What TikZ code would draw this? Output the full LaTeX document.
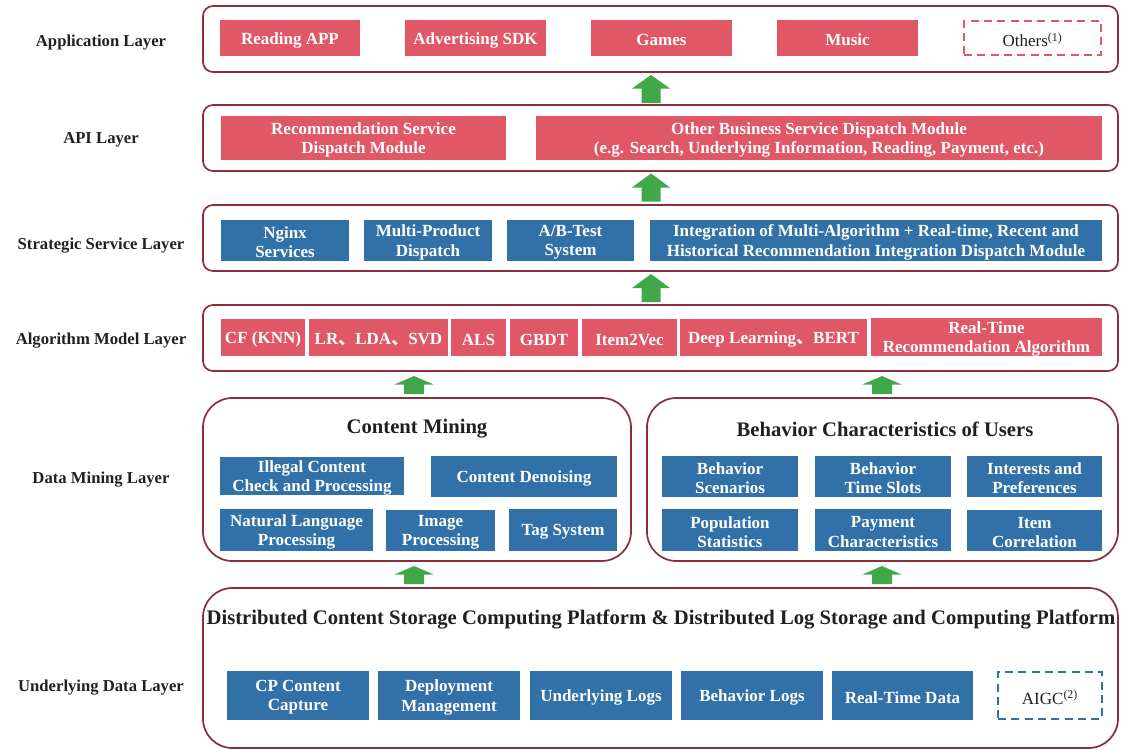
\documentclass[tikz,border=0pt]{standalone}
\usepackage{fontspec}
\setmainfont{Liberation Serif}
\newfontfamily\cjk{Noto Sans CJK SC}
\usetikzlibrary{fit}
\definecolor{redC}{HTML}{E05866}
\definecolor{blueC}{HTML}{3271A7}
\definecolor{greenC}{HTML}{40A848}
\definecolor{frameC}{HTML}{8B2F3E}
\definecolor{txtC}{HTML}{231F20}
\tikzset{
  frame/.style={draw=frameC, line width=1.3pt, rounded corners=7.5pt, inner sep=0pt},
  bigframe/.style={draw=frameC, line width=1.3pt, rounded corners=22pt, inner sep=0pt},
  rbox/.style={fill=redC, inner sep=0pt},
  bbox/.style={fill=blueC, inner sep=0pt},
  rdash/.style={inner sep=0pt, draw=redC, line width=1.5pt, dash pattern=on 6pt off 4pt},
  bdash/.style={inner sep=0pt, draw=blueC, line width=1.5pt, dash pattern=on 6pt off 4pt},
  wtxt/.style={inner sep=0pt, yshift=-1.5pt, align=center, text=white, font=\bfseries\fontsize{12.75}{14.5}\selectfont},
  dtxt/.style={inner sep=0pt, yshift=-1.5pt, align=center, text=txtC, font=\fontsize{12.75}{14.5}\selectfont},
  layerlbl/.style={yshift=-1.5pt, text=txtC, font=\bfseries\fontsize{12.5}{14}\selectfont},
  titletxt/.style={yshift=-1.5pt, text=txtC, font=\bfseries\fontsize{15.5}{18}\selectfont},
  greenarrow/.style={fill=greenC},
}
% #1 box style, #2 text style, #3 name, #4-#7 corners, #8 text
\newcommand\mybox[8]{\node[#1, fit={(#4,#5) (#6,#7)}] (#3) {};
  \node[#2] (#3-t) at (#3.center) {#8};}
\newcommand\myframe[6]{\node[#1, fit={(#3,#4) (#5,#6)}] (#2) {};}
\newcommand\uparr[6]{\fill[greenarrow] (#1,#2) -- (#1+#5,#3) -- (#1+#6,#3) -- (#1+#6,#4) -- (#1-#6,#4) -- (#1-#6,#3) -- (#1-#5,#3) -- cycle;}
\begin{document}
\begin{tikzpicture}[x=0.75pt, y=-0.75pt]
\useasboundingbox (0,0) rectangle (1122,750);

% layer labels
\node[layerlbl] (lApp) at (101,41) {Application Layer};
\node[layerlbl] (lApi) at (101,138) {API Layer};
\node[layerlbl] (lStr) at (101,244) {Strategic Service Layer};
\node[layerlbl] (lAlg) at (101,339) {Algorithm Model Layer};
\node[layerlbl] (lDm) at (101,478) {Data Mining Layer};
\node[layerlbl] (lUd) at (101,686) {Underlying Data Layer};

% frames
\myframe{frame}{fApp}{203}{6}{1118}{72}
\myframe{frame}{fApi}{203}{105}{1118}{171}
\myframe{frame}{fStr}{203}{205}{1118}{271}
\myframe{frame}{fAlg}{203}{305}{1118}{371}
\myframe{bigframe}{fCm}{203}{398}{631}{561}
\myframe{bigframe}{fBc}{647}{398}{1118}{561}
\myframe{bigframe}{fUd}{203}{588}{1118}{748}

% application layer
\mybox{rbox}{wtxt}{a1}{220}{20}{360}{56}{Reading APP}
\mybox{rbox}{wtxt}{a2}{405}{20}{546}{56}{Advertising SDK}
\mybox{rbox}{wtxt}{a3}{591}{20}{732}{56}{Games}
\mybox{rbox}{wtxt}{a4}{777}{20}{918}{56}{Music}
\mybox{rdash}{dtxt}{a5}{964}{21}{1101}{55}{Others\textsuperscript{(1)}}

% API layer
\mybox{rbox}{wtxt}{p1}{221}{116}{506}{160}{Recommendation Service\\Dispatch Module}
\mybox{rbox}{wtxt}{p2}{536}{116}{1102}{160}{Other Business Service Dispatch Module\\(e.g. Search, Underlying Information, Reading, Payment, etc.)}

% strategic service layer
\mybox{bbox}{wtxt}{s1}{221}{220}{349}{261}{Nginx\\Services}
\mybox{bbox}{wtxt}{s2}{364}{220}{492}{261}{Multi-Product\\Dispatch}
\mybox{bbox}{wtxt}{s3}{507}{220}{634}{261}{A/B-Test\\System}
\mybox{bbox}{wtxt}{s4}{650}{220}{1102}{261}{Integration of Multi-Algorithm + Real-time, Recent and\\Historical Recommendation Integration Dispatch Module}

% algorithm model layer
\mybox{rbox}{wtxt}{m1}{221}{319}{305}{356}{CF (KNN)}
\mybox{rbox}{wtxt}{m2}{309}{319}{448}{356}{LR{\cjk 、}LDA{\cjk 、}SVD}
\mybox{rbox}{wtxt}{m3}{451}{319}{506}{356}{ALS}
\mybox{rbox}{wtxt}{m4}{510}{319}{578}{356}{GBDT}
\mybox{rbox}{wtxt}{m5}{582}{319}{677}{356}{Item2Vec}
\mybox{rbox}{wtxt}{m6}{680}{319}{867}{356}{Deep Learning{\cjk 、}BERT}
\mybox{rbox}{wtxt}{m7}{871}{318}{1102}{356}{Real-Time\\Recommendation Algorithm}

% data mining layer
\node[titletxt] (tCm) at (417,427) {Content Mining};
\mybox{bbox}{wtxt}{c1}{220}{457}{404}{495}{Illegal Content\\Check and Processing}
\mybox{bbox}{wtxt}{c2}{431}{456}{617}{497}{Content Denoising}
\mybox{bbox}{wtxt}{c3}{220}{509}{373}{551}{Natural Language\\Processing}
\mybox{bbox}{wtxt}{c4}{386}{510}{495}{551}{Image\\Processing}
\mybox{bbox}{wtxt}{c5}{509}{509}{617}{551}{Tag System}

\node[titletxt] (tBc) at (885,427) {Behavior Characteristics of Users};
\mybox{bbox}{wtxt}{b1}{662}{456}{798}{497}{Behavior\\Scenarios}
\mybox{bbox}{wtxt}{b2}{815}{456}{951}{497}{Behavior\\Time Slots}
\mybox{bbox}{wtxt}{b3}{967}{456}{1102}{497}{Interests and\\Preferences}
\mybox{bbox}{wtxt}{b4}{662}{509}{798}{551}{Population\\Statistics}
\mybox{bbox}{wtxt}{b5}{815}{509}{951}{551}{Payment\\Characteristics}
\mybox{bbox}{wtxt}{b6}{967}{510}{1102}{551}{Item\\Correlation}

% underlying data layer
\node[titletxt] (tUd) at (661,617) {Distributed Content Storage Computing Platform \& Distributed Log Storage and Computing Platform};
\mybox{bbox}{wtxt}{u1}{227}{671}{369}{720}{CP Content\\Capture}
\mybox{bbox}{wtxt}{u2}{378}{671}{520}{720}{Deployment\\Management}
\mybox{bbox}{wtxt}{u3}{530}{671}{672}{720}{Underlying Logs}
\mybox{bbox}{wtxt}{u4}{681}{671}{823}{720}{Behavior Logs}
\mybox{bbox}{wtxt}{u5}{832}{671}{973}{720}{Real-Time Data}
\mybox{bdash}{dtxt}{u6}{998}{672}{1102}{719}{AIGC\textsuperscript{(2)}}

% green arrows
\uparr{651}{75}{88.5}{103}{19}{9.5}
\uparr{651}{173.5}{187.5}{201.5}{19}{9.5}
\uparr{651}{274}{288}{302}{19}{9.5}
\uparr{414}{376}{384.5}{394}{19.5}{10}
\uparr{882}{376}{384.5}{394}{19.5}{10}
\uparr{414}{566}{574.5}{584}{19.5}{10}
\uparr{882}{566}{574.5}{584}{19.5}{10}
\end{tikzpicture}
\end{document}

* * * * *

# Your goal
Give back the whole listing as it stands, minus its pictures.

# The response
What TikZ code would draw this? Output the full LaTeX document.
\documentclass[tikz,border=0pt]{standalone}
\usepackage{fontspec}
\setmainfont{Liberation Serif}
\newfontfamily\cjk{Noto Sans CJK SC}
\usetikzlibrary{fit}
\definecolor{redC}{HTML}{E05866}
\definecolor{blueC}{HTML}{3271A7}
\definecolor{greenC}{HTML}{40A848}
\definecolor{frameC}{HTML}{8B2F3E}
\definecolor{txtC}{HTML}{231F20}
\tikzset{
  frame/.style={draw=frameC, line width=1.3pt, rounded corners=7.5pt, inner sep=0pt},
  bigframe/.style={draw=frameC, line width=1.3pt, rounded corners=22pt, inner sep=0pt},
  rbox/.style={fill=redC, inner sep=0pt},
  bbox/.style={fill=blueC, inner sep=0pt},
  rdash/.style={inner sep=0pt, draw=redC, line width=1.5pt, dash pattern=on 6pt off 4pt},
  bdash/.style={inner sep=0pt, draw=blueC, line width=1.5pt, dash pattern=on 6pt off 4pt},
  wtxt/.style={inner sep=0pt, yshift=-1.5pt, align=center, text=white, font=\bfseries\fontsize{12.75}{14.5}\selectfont},
  dtxt/.style={inner sep=0pt, yshift=-1.5pt, align=center, text=txtC, font=\fontsize{12.75}{14.5}\selectfont},
  layerlbl/.style={yshift=-1.5pt, text=txtC, font=\bfseries\fontsize{12.5}{14}\selectfont},
  titletxt/.style={yshift=-1.5pt, text=txtC, font=\bfseries\fontsize{15.5}{18}\selectfont},
  greenarrow/.style={fill=greenC},
}
% #1 box style, #2 text style, #3 name, #4-#7 corners, #8 text
\newcommand\mybox[8]{\node[#1, fit={(#4,#5) (#6,#7)}] (#3) {};
  \node[#2] (#3-t) at (#3.center) {#8};}
\newcommand\myframe[6]{\node[#1, fit={(#3,#4) (#5,#6)}] (#2) {};}
\newcommand\uparr[6]{\fill[greenarrow] (#1,#2) -- (#1+#5,#3) -- (#1+#6,#3) -- (#1+#6,#4) -- (#1-#6,#4) -- (#1-#6,#3) -- (#1-#5,#3) -- cycle;}
\begin{document}
\begin{tikzpicture}[x=0.75pt, y=-0.75pt]
\useasboundingbox (0,0) rectangle (1122,750);

% layer labels
\node[layerlbl] (lApp) at (101,41) {Application Layer};
\node[layerlbl] (lApi) at (101,138) {API Layer};
\node[layerlbl] (lStr) at (101,244) {Strategic Service Layer};
\node[layerlbl] (lAlg) at (101,339) {Algorithm Model Layer};
\node[layerlbl] (lDm) at (101,478) {Data Mining Layer};
\node[layerlbl] (lUd) at (101,686) {Underlying Data Layer};

% frames
\myframe{frame}{fApp}{203}{6}{1118}{72}
\myframe{frame}{fApi}{203}{105}{1118}{171}
\myframe{frame}{fStr}{203}{205}{1118}{271}
\myframe{frame}{fAlg}{203}{305}{1118}{371}
\myframe{bigframe}{fCm}{203}{398}{631}{561}
\myframe{bigframe}{fBc}{647}{398}{1118}{561}
\myframe{bigframe}{fUd}{203}{588}{1118}{748}

% application layer
\mybox{rbox}{wtxt}{a1}{220}{20}{360}{56}{Reading APP}
\mybox{rbox}{wtxt}{a2}{405}{20}{546}{56}{Advertising SDK}
\mybox{rbox}{wtxt}{a3}{591}{20}{732}{56}{Games}
\mybox{rbox}{wtxt}{a4}{777}{20}{918}{56}{Music}
\mybox{rdash}{dtxt}{a5}{964}{21}{1101}{55}{Others\textsuperscript{(1)}}

% API layer
\mybox{rbox}{wtxt}{p1}{221}{116}{506}{160}{Recommendation Service\\Dispatch Module}
\mybox{rbox}{wtxt}{p2}{536}{116}{1102}{160}{Other Business Service Dispatch Module\\(e.g. Search, Underlying Information, Reading, Payment, etc.)}

% strategic service layer
\mybox{bbox}{wtxt}{s1}{221}{220}{349}{261}{Nginx\\Services}
\mybox{bbox}{wtxt}{s2}{364}{220}{492}{261}{Multi-Product\\Dispatch}
\mybox{bbox}{wtxt}{s3}{507}{220}{634}{261}{A/B-Test\\System}
\mybox{bbox}{wtxt}{s4}{650}{220}{1102}{261}{Integration of Multi-Algorithm + Real-time, Recent and\\Historical Recommendation Integration Dispatch Module}

% algorithm model layer
\mybox{rbox}{wtxt}{m1}{221}{319}{305}{356}{CF (KNN)}
\mybox{rbox}{wtxt}{m2}{309}{319}{448}{356}{LR{\cjk 、}LDA{\cjk 、}SVD}
\mybox{rbox}{wtxt}{m3}{451}{319}{506}{356}{ALS}
\mybox{rbox}{wtxt}{m4}{510}{319}{578}{356}{GBDT}
\mybox{rbox}{wtxt}{m5}{582}{319}{677}{356}{Item2Vec}
\mybox{rbox}{wtxt}{m6}{680}{319}{867}{356}{Deep Learning{\cjk 、}BERT}
\mybox{rbox}{wtxt}{m7}{871}{318}{1102}{356}{Real-Time\\Recommendation Algorithm}

% data mining layer
\node[titletxt] (tCm) at (417,427) {Content Mining};
\mybox{bbox}{wtxt}{c1}{220}{457}{404}{495}{Illegal Content\\Check and Processing}
\mybox{bbox}{wtxt}{c2}{431}{456}{617}{497}{Content Denoising}
\mybox{bbox}{wtxt}{c3}{220}{509}{373}{551}{Natural Language\\Processing}
\mybox{bbox}{wtxt}{c4}{386}{510}{495}{551}{Image\\Processing}
\mybox{bbox}{wtxt}{c5}{509}{509}{617}{551}{Tag System}

\node[titletxt] (tBc) at (885,427) {Behavior Characteristics of Users};
\mybox{bbox}{wtxt}{b1}{662}{456}{798}{497}{Behavior\\Scenarios}
\mybox{bbox}{wtxt}{b2}{815}{456}{951}{497}{Behavior\\Time Slots}
\mybox{bbox}{wtxt}{b3}{967}{456}{1102}{497}{Interests and\\Preferences}
\mybox{bbox}{wtxt}{b4}{662}{509}{798}{551}{Population\\Statistics}
\mybox{bbox}{wtxt}{b5}{815}{509}{951}{551}{Payment\\Characteristics}
\mybox{bbox}{wtxt}{b6}{967}{510}{1102}{551}{Item\\Correlation}

% underlying data layer
\node[titletxt] (tUd) at (661,617) {Distributed Content Storage Computing Platform \& Distributed Log Storage and Computing Platform};
\mybox{bbox}{wtxt}{u1}{227}{671}{369}{720}{CP Content\\Capture}
\mybox{bbox}{wtxt}{u2}{378}{671}{520}{720}{Deployment\\Management}
\mybox{bbox}{wtxt}{u3}{530}{671}{672}{720}{Underlying Logs}
\mybox{bbox}{wtxt}{u4}{681}{671}{823}{720}{Behavior Logs}
\mybox{bbox}{wtxt}{u5}{832}{671}{973}{720}{Real-Time Data}
\mybox{bdash}{dtxt}{u6}{998}{672}{1102}{719}{AIGC\textsuperscript{(2)}}

% green arrows
\uparr{651}{75}{88.5}{103}{19}{9.5}
\uparr{651}{173.5}{187.5}{201.5}{19}{9.5}
\uparr{651}{274}{288}{302}{19}{9.5}
\uparr{414}{376}{384.5}{394}{19.5}{10}
\uparr{882}{376}{384.5}{394}{19.5}{10}
\uparr{414}{566}{574.5}{584}{19.5}{10}
\uparr{882}{566}{574.5}{584}{19.5}{10}
\end{tikzpicture}
\end{document}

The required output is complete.